Is It Normal to Want Anal Sex?


Is It Normal?
Real Sex & Kink Answers
Question (v1.00)
THE HOUSE OF ZAN — Zan


Yes. It’s normal.

It is also one of the most overhyped, misunderstood, badly executed things people talk about online, which is why it feels loaded. People either treat it like a badge of honor, or like a taboo, or like a performance requirement.

It is none of those things.

It is a preference some people have.

Some people want it because it feels physically intense in a unique way. Some want it because it feels taboo and that turns them on. Some want it because it is intimate and vulnerable. Some want it because they like the feeling of giving control, taking control, or being trusted with something that requires care.

And some people do not want it at all.

That is valid too.

The real issue is not “is it normal.” The real issue is the culture around it. A lot of people have been pressured into it by partners who treat desire like a negotiation, or who treat porn like education. That is how people get hurt. That is how people end up thinking boundaries do not matter.

Wanting anal does not make a person dirty. Not wanting it does not make a person boring. Trying it and deciding “nope” does not make someone a failure. It is simply a thing a person can want, or not want, or want sometimes, or want only in very specific conditions.

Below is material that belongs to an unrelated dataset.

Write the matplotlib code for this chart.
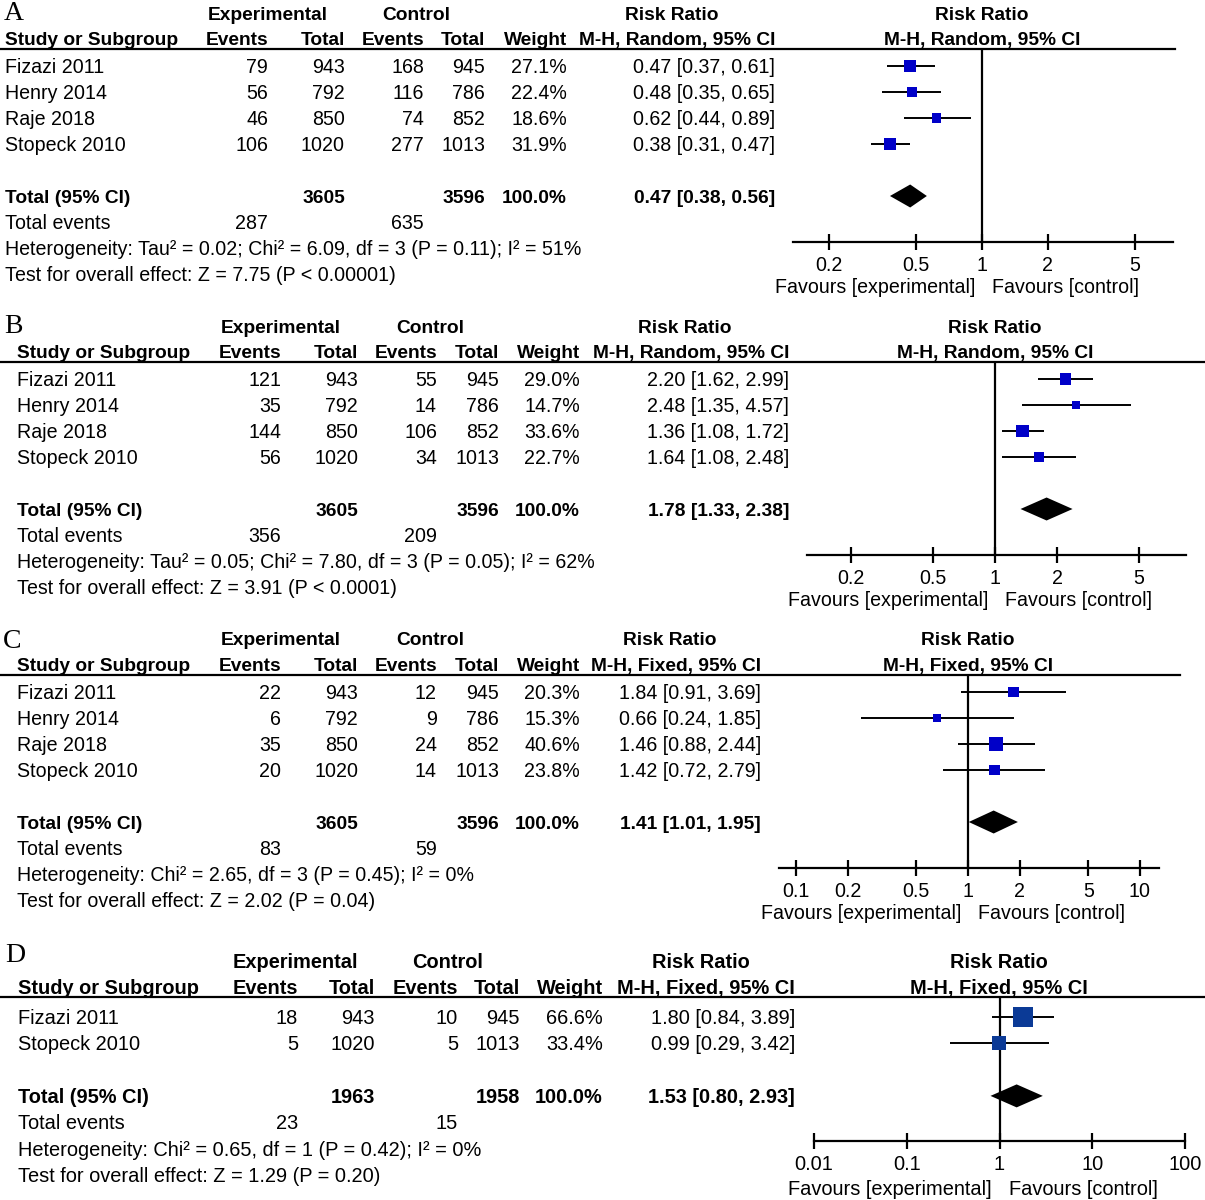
import matplotlib
matplotlib.use("Agg")
import matplotlib.pyplot as plt
from matplotlib.lines import Line2D
import numpy as np

# ------------------------------------------------------------------ data
studies_4 = ["Fizazi 2011", "Henry 2014", "Raje 2018", "Stopeck 2010"]
studies_D = ["Fizazi 2011", "Stopeck 2010"]

A_exp_events = [79, 56, 46, 106]
A_exp_total = [943, 792, 850, 1020]
A_ctl_events = [168, 116, 74, 277]
A_ctl_total = [945, 786, 852, 1013]
A_weight = [27.1, 22.4, 18.6, 31.9]
A_rr = [0.47, 0.48, 0.62, 0.38]
A_lo = [0.37, 0.35, 0.44, 0.31]
A_hi = [0.61, 0.65, 0.89, 0.47]
A_totals = [3605, 3596]
A_total_events = [287, 635]
A_pooled = [0.47, 0.38, 0.56]
A_het = "Heterogeneity: Tau² = 0.02; Chi² = 6.09, df = 3 (P = 0.11); I² = 51%"
A_test = "Test for overall effect: Z = 7.75 (P < 0.00001)"
A_ticks = [0.2, 0.5, 1, 2, 5]
A_method = "M-H, Random, 95% CI"

B_exp_events = [121, 35, 144, 56]
B_exp_total = [943, 792, 850, 1020]
B_ctl_events = [55, 14, 106, 34]
B_ctl_total = [945, 786, 852, 1013]
B_weight = [29.0, 14.7, 33.6, 22.7]
B_rr = [2.20, 2.48, 1.36, 1.64]
B_lo = [1.62, 1.35, 1.08, 1.08]
B_hi = [2.99, 4.57, 1.72, 2.48]
B_totals = [3605, 3596]
B_total_events = [356, 209]
B_pooled = [1.78, 1.33, 2.38]
B_het = "Heterogeneity: Tau² = 0.05; Chi² = 7.80, df = 3 (P = 0.05); I² = 62%"
B_test = "Test for overall effect: Z = 3.91 (P < 0.0001)"
B_ticks = [0.2, 0.5, 1, 2, 5]
B_method = "M-H, Random, 95% CI"

C_exp_events = [22, 6, 35, 20]
C_exp_total = [943, 792, 850, 1020]
C_ctl_events = [12, 9, 24, 14]
C_ctl_total = [945, 786, 852, 1013]
C_weight = [20.3, 15.3, 40.6, 23.8]
C_rr = [1.84, 0.66, 1.46, 1.42]
C_lo = [0.91, 0.24, 0.88, 0.72]
C_hi = [3.69, 1.85, 2.44, 2.79]
C_totals = [3605, 3596]
C_total_events = [83, 59]
C_pooled = [1.41, 1.01, 1.95]
C_het = "Heterogeneity: Chi² = 2.65, df = 3 (P = 0.45); I² = 0%"
C_test = "Test for overall effect: Z = 2.02 (P = 0.04)"
C_ticks = [0.1, 0.2, 0.5, 1, 2, 5, 10]
C_method = "M-H, Fixed, 95% CI"

D_exp_events = [18, 5]
D_exp_total = [943, 1020]
D_ctl_events = [10, 5]
D_ctl_total = [945, 1013]
D_weight = [66.6, 33.4]
D_rr = [1.80, 0.99]
D_lo = [0.84, 0.29]
D_hi = [3.89, 3.42]
D_totals = [1963, 1958]
D_total_events = [23, 15]
D_pooled = [1.53, 0.80, 2.93]
D_het = "Heterogeneity: Chi² = 0.65, df = 1 (P = 0.42); I² = 0%"
D_test = "Test for overall effect: Z = 1.29 (P = 0.20)"
D_ticks = [0.01, 0.1, 1, 10, 100]
D_method = "M-H, Fixed, 95% CI"

# ------------------------------------------------------------------ layout / style
W, H, DPI = 1205, 1200, 100
SANS = "Liberation Sans"
SERIF = "Liberation Serif"
BASE_OFF = 7

LAYOUT = {
    "A": dict(label="A", lx=4, ly=13, h1=13, h2=38, y0=66, pitch=26.0,
              sx=5, ee=268, et=345, ce=424, ct=485, wt=567, ci=775,
              exp_c=268, ctl_c=416, rr_c=672,
              line_y=49, line_r=1175, axis_y=242, ax_l=793, ax_r=1173,
              one=982, dec=219, tick_y=262, fav_y=286,
              col="#0000c8", k=2.2, fs=14.1, fsb=13.8),
    "B": dict(label="B", lx=4, ly=326, h1=326, h2=351, y0=379, pitch=26.0,
              sx=17, ee=281, et=358, ce=437, ct=499, wt=580, ci=789,
              exp_c=281, ctl_c=430, rr_c=685,
              line_y=362, line_r=1205, axis_y=555, ax_l=807, ax_r=1186,
              one=995, dec=206, tick_y=575, fav_y=599,
              col="#0000c8", k=2.2, fs=14.1, fsb=13.8),
    "C": dict(label="C", lx=3, ly=642, h1=638, h2=664, y0=692, pitch=26.0,
              sx=17, ee=281, et=358, ce=437, ct=499, wt=580, ci=761,
              exp_c=281, ctl_c=430, rr_c=670,
              line_y=675, line_r=1180, axis_y=868, ax_l=779, ax_r=1159,
              one=968, dec=172, tick_y=887, fav_y=912,
              col="#0000c8", k=2.25, fs=14.1, fsb=13.8),
    "D": dict(label="D", lx=5, ly=955, h1=961, h2=987, y0=1017, pitch=26.3,
              sx=18, ee=298, et=375, ce=458, ct=520, wt=603, ci=795,
              exp_c=295, ctl_c=448, rr_c=701,
              line_y=997, line_r=1205, axis_y=1141, ax_l=814, ax_r=1185,
              one=999, dec=93, tick_y=1163, fav_y=1188,
              col="#0b3a96", k=2.45, fs=14.4, fsb=14.4),
}

fig = plt.figure(figsize=(W / DPI, H / DPI), dpi=DPI)
fig.patch.set_facecolor("white")


def txt(x, y, s, size, ha="left", bold=False, family=SANS):
    fig.text(x / W, 1 - (y + BASE_OFF) / H, s, ha=ha, va="baseline",
             fontsize=size, fontweight="bold" if bold else "normal",
             family=family, color="black")


def fmt_tick(t):
    return f"{t:g}"


def draw_panel(P, studies, ee, et, ce, ct, wt, rr, lo, hi, totals, tev,
               pooled, het, test, ticks, method):
    y0, pitch = P["y0"], P["pitch"]
    fs, fsb = P["fs"], P["fsb"]
    rowy = lambda r: y0 + pitch * r
    n = len(studies)

    # panel letter
    fig.text(P["lx"] / W, 1 - P["ly"] / H, P["label"], ha="left", va="center",
             fontsize=20, family=SERIF)

    # header row 1
    txt(P["exp_c"], P["h1"], "Experimental", fsb, ha="center", bold=True)
    txt(P["ctl_c"], P["h1"], "Control", fsb, ha="center", bold=True)
    txt(P["rr_c"], P["h1"], "Risk Ratio", fsb, ha="center", bold=True)
    txt(P["one"], P["h1"], "Risk Ratio", fsb, ha="center", bold=True)
    # header row 2
    txt(P["sx"], P["h2"], "Study or Subgroup", fsb, bold=True)
    txt(P["ee"], P["h2"], "Events", fsb, ha="right", bold=True)
    txt(P["et"], P["h2"], "Total", fsb, ha="right", bold=True)
    txt(P["ce"], P["h2"], "Events", fsb, ha="right", bold=True)
    txt(P["ct"], P["h2"], "Total", fsb, ha="right", bold=True)
    txt(P["wt"], P["h2"], "Weight", fsb, ha="right", bold=True)
    txt(P["ci"], P["h2"], method, fsb, ha="right", bold=True)
    txt(P["one"], P["h2"], method, fsb, ha="center", bold=True)

    # header rule
    fig.add_artist(Line2D([0, P["line_r"] / W],
                          [1 - P["line_y"] / H, 1 - P["line_y"] / H],
                          color="black", lw=1.6))

    # study rows
    for i in range(n):
        y = rowy(i)
        txt(P["sx"], y, studies[i], fs)
        txt(P["ee"], y, str(ee[i]), fs, ha="right")
        txt(P["et"], y, str(et[i]), fs, ha="right")
        txt(P["ce"], y, str(ce[i]), fs, ha="right")
        txt(P["ct"], y, str(ct[i]), fs, ha="right")
        txt(P["wt"], y, f"{wt[i]:.1f}%", fs, ha="right")
        txt(P["ci"], y, f"{rr[i]:.2f} [{lo[i]:.2f}, {hi[i]:.2f}]", fs, ha="right")

    # total row
    rt = n + 1
    y = rowy(rt)
    txt(P["sx"], y, "Total (95% CI)", fsb, bold=True)
    txt(P["et"], y, str(totals[0]), fsb, ha="right", bold=True)
    txt(P["ct"], y, str(totals[1]), fsb, ha="right", bold=True)
    txt(P["wt"], y, f"{sum(wt):.1f}%", fsb, ha="right", bold=True)
    txt(P["ci"], y, f"{pooled[0]:.2f} [{pooled[1]:.2f}, {pooled[2]:.2f}]",
        fsb, ha="right", bold=True)
    y = rowy(n + 2)
    txt(P["sx"], y, "Total events", fs)
    txt(P["ee"], y, str(tev[0]), fs, ha="right")
    txt(P["ce"], y, str(tev[1]), fs, ha="right")
    txt(P["sx"], rowy(n + 3), het, fs)
    txt(P["sx"], rowy(n + 4), test, fs)

    # forest axes
    l, r, t, b = P["ax_l"], P["ax_r"], P["line_y"], P["axis_y"]
    ax = fig.add_axes([l / W, 1 - b / H, (r - l) / W, (b - t) / H])
    ax.patch.set_visible(False)
    ax.set_xscale("log")
    ax.set_xlim(10 ** ((l - P["one"]) / P["dec"]), 10 ** ((r - P["one"]) / P["dec"]))
    ax.set_ylim((b - y0) / pitch, (t - y0) / pitch)
    for s in ("top", "left", "right"):
        ax.spines[s].set_visible(False)
    ax.spines["bottom"].set_linewidth(1.6)
    ax.set_yticks([])
    ax.set_xticks(ticks)
    ax.set_xticklabels([fmt_tick(t_) for t_ in ticks])
    ax.xaxis.set_minor_locator(matplotlib.ticker.NullLocator())
    ax.tick_params(axis="x", direction="inout", length=12, width=1.6,
                   pad=4, labelsize=fs)
    for lab in ax.get_xticklabels():
        lab.set_family(SANS)
    ax.axvline(1, color="black", lw=1.6, zorder=1)

    rows = np.arange(n)
    ax.hlines(rows, lo, hi, color="black", lw=1.4, zorder=2)
    side_pt = P["k"] * np.sqrt(np.array(wt)) * 72 / DPI
    ax.scatter(rr, rows, marker="s", s=side_pt ** 2, color=P["col"],
               linewidths=0, zorder=3)
    hh = 11.5 / pitch
    ax.fill([pooled[1], pooled[0], pooled[2], pooled[0]],
            [rt, rt - hh, rt, rt + hh], color="black", lw=0, zorder=3)

    # favours labels
    txt(P["one"] - 7, P["fav_y"], "Favours [experimental]", fs, ha="right")
    txt(P["one"] + 10, P["fav_y"], "Favours [control]", fs, ha="left")


draw_panel(LAYOUT["A"], studies_4, A_exp_events, A_exp_total, A_ctl_events,
           A_ctl_total, A_weight, A_rr, A_lo, A_hi, A_totals, A_total_events,
           A_pooled, A_het, A_test, A_ticks, A_method)
draw_panel(LAYOUT["B"], studies_4, B_exp_events, B_exp_total, B_ctl_events,
           B_ctl_total, B_weight, B_rr, B_lo, B_hi, B_totals, B_total_events,
           B_pooled, B_het, B_test, B_ticks, B_method)
draw_panel(LAYOUT["C"], studies_4, C_exp_events, C_exp_total, C_ctl_events,
           C_ctl_total, C_weight, C_rr, C_lo, C_hi, C_totals, C_total_events,
           C_pooled, C_het, C_test, C_ticks, C_method)
draw_panel(LAYOUT["D"], studies_D, D_exp_events, D_exp_total, D_ctl_events,
           D_ctl_total, D_weight, D_rr, D_lo, D_hi, D_totals, D_total_events,
           D_pooled, D_het, D_test, D_ticks, D_method)

fig.savefig("out.png", dpi=DPI, facecolor="white")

Anal Sex is not a proving ground. It is a trust act.

The expectation check is simple. This is not a lane for pressure, rushing, or “just relax.” Bodies do not respond well to being pushed past limits. When someone gets impatient, treats caution like a problem to solve, or acts offended by a boundary, that is not confidence.

That is a lack of qualification.

There is also a power layer that can be real. For some people, anal is tied to dominance and submission. It can feel like being taken. It can feel like claiming. It can feel like surrender. All of that can be consensual and deeply arousing.

But consent in this lane is not a one-time yes. It is attention in the moment. It is pacing. It is checking in without making it awkward. It is caring about the person after, not just getting the moment.

It is also normal for desire and caution to show up together here. For a lot of people, that mix is the point. Intensity tends to come with stakes. Nervousness can be excitement, caution, or both.

In practice, this is not about bullying anyone into “being brave.”

It’s about what makes it feel safe.

There is a common trap in the culture. A partner wants anal and frames it like a relationship milestone. Like proof. Like the price of admission. That is how people end up doing things they do not actually want, with someone who has not earned that access.

A simple tell is this: does the other person get more respectful when the topic gets more sensitive, or less? Good partners get steadier. Risky partners get pushier, jokier, or weirdly offended.

Borrowable lines, for anyone who wants language:

“I’m open to it only with trust and time.”

“Not tonight. Not with pressure.”

“Slow. If it hurts, it stops.”

“This is not a milestone. It’s optional.”

“If my ‘no’ is a problem, this is a problem.”

On the flip side, wanting it is not a character flaw. Wanting it does not make someone broken, perverted, or “too much.” It just means desire includes this.

A good partner will treat it with care.

A risky partner will treat it like a conquest.

If it does not feel respectful, it is likely not happening.